Ma also addressed them, telling of the blessings that would follow obedience, and of the quiet and happy days they would enjoy long after she had gone.
”Ma! Ma!” they cried in alarm, ”you must not leave us! You are our Mother, and we are your children. G.o.d must not take you from us until we are able to walk by ourselves.”
After that things were better, though Ma's life did not grow less hard.
Indeed, it was more stirring than ever. For various reasons her people were leaving their huts and building new ones at a place called Akpap, and Ma had to shut up the Mission and go with them.
The only house she could find to live in was a little shed like a two-stalled stable, or one of the sheep-houses you see on the Scottish hills, with a mud floor and no windows. But she did not mind. She always thought of her Master, who had not a place to lay His head. So she put her boxes in one end, and in the other she lived and slept with the children.
It was a grand play-ground for rats, lizards, ants, beetles, and other jumping and creeping things. At night the rats ran over Ma, and played hide-and-seek in the roof. Once, when Mr. Ovens arrived to do some carpentry work, he went to wash himself in the shed. In the dimness he felt what he thought was a sponge floating in the basin, and saying Ma was surely getting dainty, he used it for his face, only to find that it was a drowned rat!
From this lowly hut, as from a palace, Ma continued to rule Okoyong.
Soon a strange disease seized her new lot of babies, and four died from it. Then smallpox, that dreadful scourge, swept through the land, and so many of her people were carried off that they lay unburied in their huts. Ma was busy from dawn till dark, and often from dark again till dawn, vaccinating the well ones, and nursing the ill and the dying.
To her great grief her old friend, Chief Edem, caught the disease. In spite of his faults, which, after all, were the faults of his African upbringing, he had been very good to her, and she was grateful for all he had done. When she reached his hut at Ekenge there was no one with him, for as soon as a man or a woman was stricken all others fled. She fought the disease through long weary hours, but was not able to save him, and he died in the middle of the night. Tired as she was, and weak from lack of sleep, and alone, she felt that she could not let him lie like that. Going out she got some wood and made a coffin. Then in the darkness she dug a grave and buried him. There was no dancing and drinking and killing as this chief of Okoyong entered the spirit-land, only the faint noises of the forest, and the stillness of the starry sky, and a woman's mute prayer. When all was done she dragged her wearied body back in the cool of the dewy dawn to Akpap.
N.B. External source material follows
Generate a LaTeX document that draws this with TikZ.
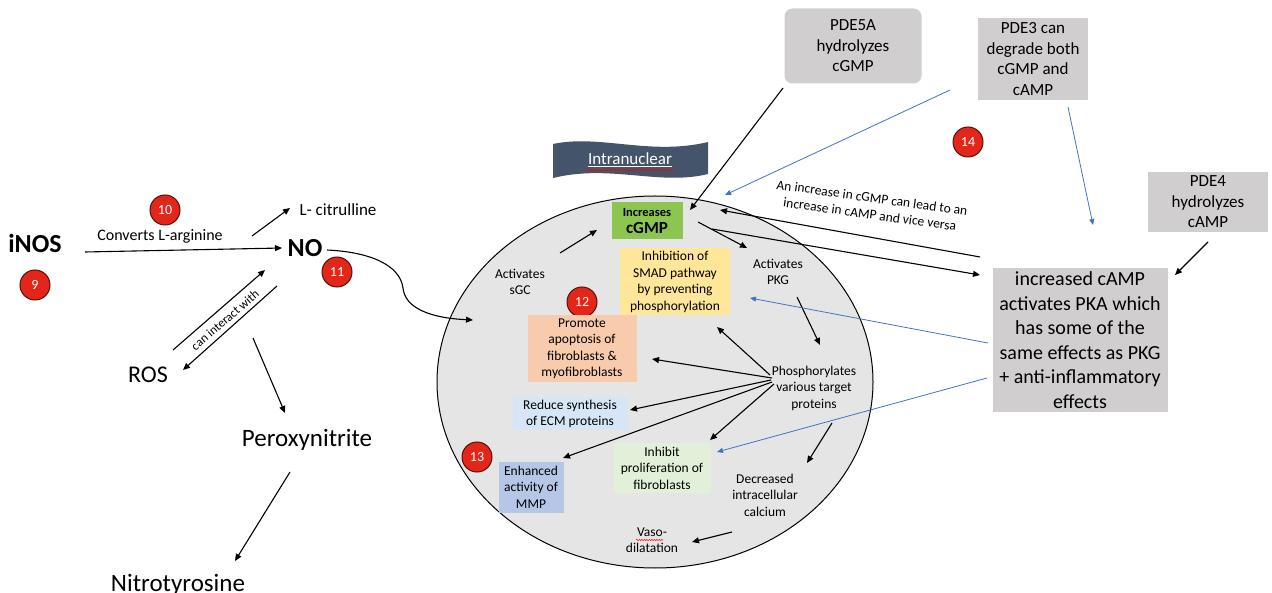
\documentclass[tikz,border=0pt]{standalone}
\usepackage{fontspec}
\setmainfont{Carlito}
\usetikzlibrary{shapes.geometric,arrows.meta,decorations.pathmorphing}
\definecolor{badgered}{RGB}{226,38,26}
\definecolor{badgeedge}{RGB}{90,15,10}
\definecolor{cellgray}{RGB}{229,229,229}
\definecolor{boxgray}{RGB}{208,206,206}
\definecolor{cgmpgreen}{RGB}{140,198,80}
\definecolor{smadyellow}{RGB}{255,230,153}
\definecolor{apoporange}{RGB}{248,203,173}
\definecolor{reduceblue}{RGB}{214,230,246}
\definecolor{mmpblue}{RGB}{180,199,231}
\definecolor{prolifgreen}{RGB}{226,240,217}
\definecolor{arrowblue}{RGB}{68,114,196}
\definecolor{banner}{RGB}{68,84,106}
\newcommand{\fsz}[2]{\fontsize{#1}{#2}\selectfont}
\begin{document}
\begin{tikzpicture}[x=1pt,y=-1pt,
  txt/.style={inner sep=0pt, align=center, text=black},
  small/.style={txt, font=\fsz{13.5}{16.5}},
  arr/.style={-{Triangle[length=7pt,width=6pt]}, line width=1.1pt},
  barr/.style={-{Triangle[length=6pt,width=5pt]}, line width=0.8pt, draw=arrowblue},
  badge/.style={circle, fill=badgered, draw=badgeedge, line width=1pt, minimum size=30pt, inner sep=0pt, text=white, font=\fsz{14}{14}},
  gbox/.style={txt, fill=boxgray, font=\fsz{17}{20.5}}
]
\useasboundingbox (0,0) rectangle (1272,593);

% ---------- left part ----------
\node[txt, font=\fsz{26}{26}\bfseries] (inos) at (35,243) {iNOS};
\node[badge] (b9) at (35,285) {9};
\node[badge] (b10) at (165,210) {10};
\node[txt, font=\fsz{16}{16}] (conv) at (160,236) {Converts L-arginine};
\node[txt, font=\fsz{26}{26}\bfseries] (no) at (305,248) {NO};
\node[txt, font=\fsz{17}{17}] (cit) at (338,210) {L- citrulline};
\node[badge] (b11) at (337,272) {11};
\node[txt, font=\fsz{24}{24}] (ros) at (148,375) {ROS};
\node[txt, font=\fsz{25}{25}] (perox) at (307,440) {Peroxynitrite};
\node[txt, font=\fsz{25}{25}, anchor=base] (nitro) at (178,591) {Nitrotyrosine};
\node[txt, font=\fsz{12.5}{12.5}, rotate=41] (inter) at (225,320) {can interact with};

\draw[arr] ([shift={(50,9)}]inos.center) -- ([shift={(-23,0)}]no.center);
\draw[arr] ([shift={(92,0)}]conv.center) -- ([shift={(-48,-2)}]cit.center);
\draw[arr] ([shift={(25,-25)}]ros.center) -- ([shift={(-40,22)}]no.center);
\draw[arr] ([shift={(-28,38)}]no.center) -- ([shift={(35,-5)}]ros.center);
\draw[arr] ([shift={(-52,90)}]no.center) -- ([shift={(-22,-27)}]perox.center);
\draw[arr] ([shift={(-17,32)}]perox.center) -- ([shift={(57,-30)}]nitro.base);

% ---------- cell ----------
\node[ellipse, draw, fill=cellgray, line width=1pt, minimum width=436pt, minimum height=372pt, inner sep=0pt] (cell) at (655,382) {};

\fill[banner] (553,144) .. controls (600,134) and (650,156) .. (708,142) -- (708,174) .. controls (660,186) and (610,164) .. (553,178) -- cycle;
\node[txt, text=white, font=\fsz{17}{17}] (intra) at (630,160) {\underline{Intranuclear}};
\draw[red, line width=0.6pt, decorate, decoration={snake, amplitude=0.7pt, segment length=3pt}] ([shift={(-44,10)}]intra.center) -- ([shift={(44,10)}]intra.center);

\draw[arr] ([shift={(22,2)}]no.center) .. controls (370,252) and (400,265) .. (403,288) .. controls (405,308) and (430,318) .. ([shift={(-182,-62)}]cell.center);

\node[txt, fill=cgmpgreen, minimum width=71pt, minimum height=37pt, font=\fsz{17}{17}\bfseries] (cgmp) at (647,221) {{\fsz{12.5}{14}Increases}\\cGMP};
\node[small] (sgc) at (520,282) {Activates\\sGC};
\node[small, fill=smadyellow, minimum width=110pt, minimum height=67pt] (smad) at (675,282) {Inhibition of\\SMAD pathway\\by preventing\\phosphorylation};
\node[small] (pkg) at (778,272) {Activates\\PKG};
\node[badge] (b12) at (582,302) {12};
\node[small, fill=apoporange, minimum width=109pt, minimum height=67pt] (apop) at (582,349) {Promote\\apoptosis of\\fibroblasts \&\\myofibroblasts};
\node[small] (phos) at (814,388) {Phosphorylates\\various target\\proteins};
\node[small, fill=reduceblue, minimum width=115pt, minimum height=33pt] (reduce) at (570,414) {Reduce synthesis\\of ECM proteins};
\node[badge] (b13) at (477,457) {13};
\node[small, fill=mmpblue, minimum width=65pt, minimum height=51pt] (mmp) at (531,487) {Enhanced\\activity of\\MMP};
\node[small, fill=prolifgreen, minimum width=97pt, minimum height=50pt] (prolif) at (662,468) {Inhibit\\proliferation of\\fibroblasts};
\node[small] (calc) at (765,495) {Decreased\\intracellular\\calcium};
\node[small] (vaso) at (652,540) {Vaso-\\dilatation};
\draw[red, line width=0.5pt, decorate, decoration={snake, amplitude=0.6pt, segment length=2.5pt}] ([shift={(-16,0)}]vaso.center) -- ([shift={(11,0)}]vaso.center);

\draw[arr] ([shift={(40,-29)}]sgc.center) -- ([shift={(-50,9)}]cgmp.center);
\draw[arr] ([shift={(51,1)}]cgmp.center) -- ([shift={(-31,-24)}]pkg.center);
\draw[arr] ([shift={(19,25)}]pkg.center) -- ([shift={(6,-43)}]phos.center);
\draw[arr] ([shift={(-44,-13)}]phos.center) -- ([shift={(42,45)}]smad.center);
\draw[arr] ([shift={(-42,-10)}]phos.center) -- ([shift={(70,10)}]apop.center);
\draw[arr] ([shift={(-43,-8)}]phos.center) -- ([shift={(60,-4)}]reduce.center);
\draw[arr] ([shift={(-42,-6)}]phos.center) -- ([shift={(32,-29)}]mmp.center);
\draw[arr] ([shift={(-40,-4)}]phos.center) -- ([shift={(48,-28)}]prolif.center);
\draw[arr] ([shift={(18,35)}]phos.center) -- ([shift={(42,-32)}]calc.center);
\draw[arr] ([shift={(-33,37)}]calc.center) -- ([shift={(40,2)}]vaso.center);

% ---------- right part ----------
\node[gbox, rounded corners=8pt, minimum width=137pt, minimum height=75pt] (pde5) at (853,46) {PDE5A\\hydrolyzes\\cGMP};
\node[gbox, minimum width=110pt, minimum height=82pt] (pde3) at (1033,59) {PDE3 can\\degrade both\\cGMP and\\cAMP};
\node[badge] (b14) at (968,142) {14};
\node[gbox, minimum width=120pt, minimum height=60pt] (pde4) at (1208,202) {PDE4\\hydrolyzes\\cAMP};
\node[txt, fill=boxgray, font=\fsz{20}{24.5}, minimum width=175pt, minimum height=144pt] (camp) at (1080,340) {increased cAMP\\activates PKA which\\has some of the\\same effects as PKG\\+ anti-inflammatory\\effects};
\node[txt, font=\fsz{13.5}{16.5}, rotate=-8] (incr) at (871,206) {An increase in cGMP can lead to an\\increase in cAMP and vice versa};

\draw[arr] ([shift={(-70,42)}]pde5.center) -- ([shift={(43,-11)}]cgmp.center);
\draw[barr] ([shift={(-83,31)}]pde3.center) -- ([shift={(78,-26)}]cgmp.center);
\draw[barr] ([shift={(35,48)}]pde3.center) -- ([shift={(13,-115)}]camp.center);
\draw[arr] ([shift={(-100,-83)}]camp.center) -- ([shift={(73,-11)}]cgmp.center);
\draw[arr] ([shift={(65,8)}]cgmp.center) -- ([shift={(-100,-65)}]camp.center);
\draw[arr] ([shift={(0,40)}]pde4.center) -- ([shift={(95,-65)}]camp.center);
\draw[barr] ([shift={(-92,3)}]camp.center) -- ([shift={(75,16)}]smad.center);
\draw[barr] ([shift={(-93,38)}]camp.center) -- ([shift={(55,-16)}]prolif.center);
\end{tikzpicture}
\end{document}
Was it a wonder that she began to lose her strength? Fevers laid her low, and illnesses, due to lack of good food, weakened her. She could scarcely crawl about. Yet she would not give in, and bravely drudged away at her work. At last the other missionaries said, ”Ma, if you don't go home, you will die.” She did not want to die: she wanted to live, and do much more for Jesus. ”If,” she said, ”a holiday will help me, I will go. But what shall I do with my girls? I cannot leave Janie, Mary, Alice, and Maggie here. If I go I must take them with me.”
Her friends were astonished.
”How can you take four black girls to Scotland, and you so ill, Ma? It is impossible.”
”G.o.d can do impossible things,” she replied in simple faith. ”He will keep me and take care of them.”
”What about your clothes?” they asked.
”We have none but the old things we have on: the ants have eaten up the rest. But G.o.d will provide what we need.”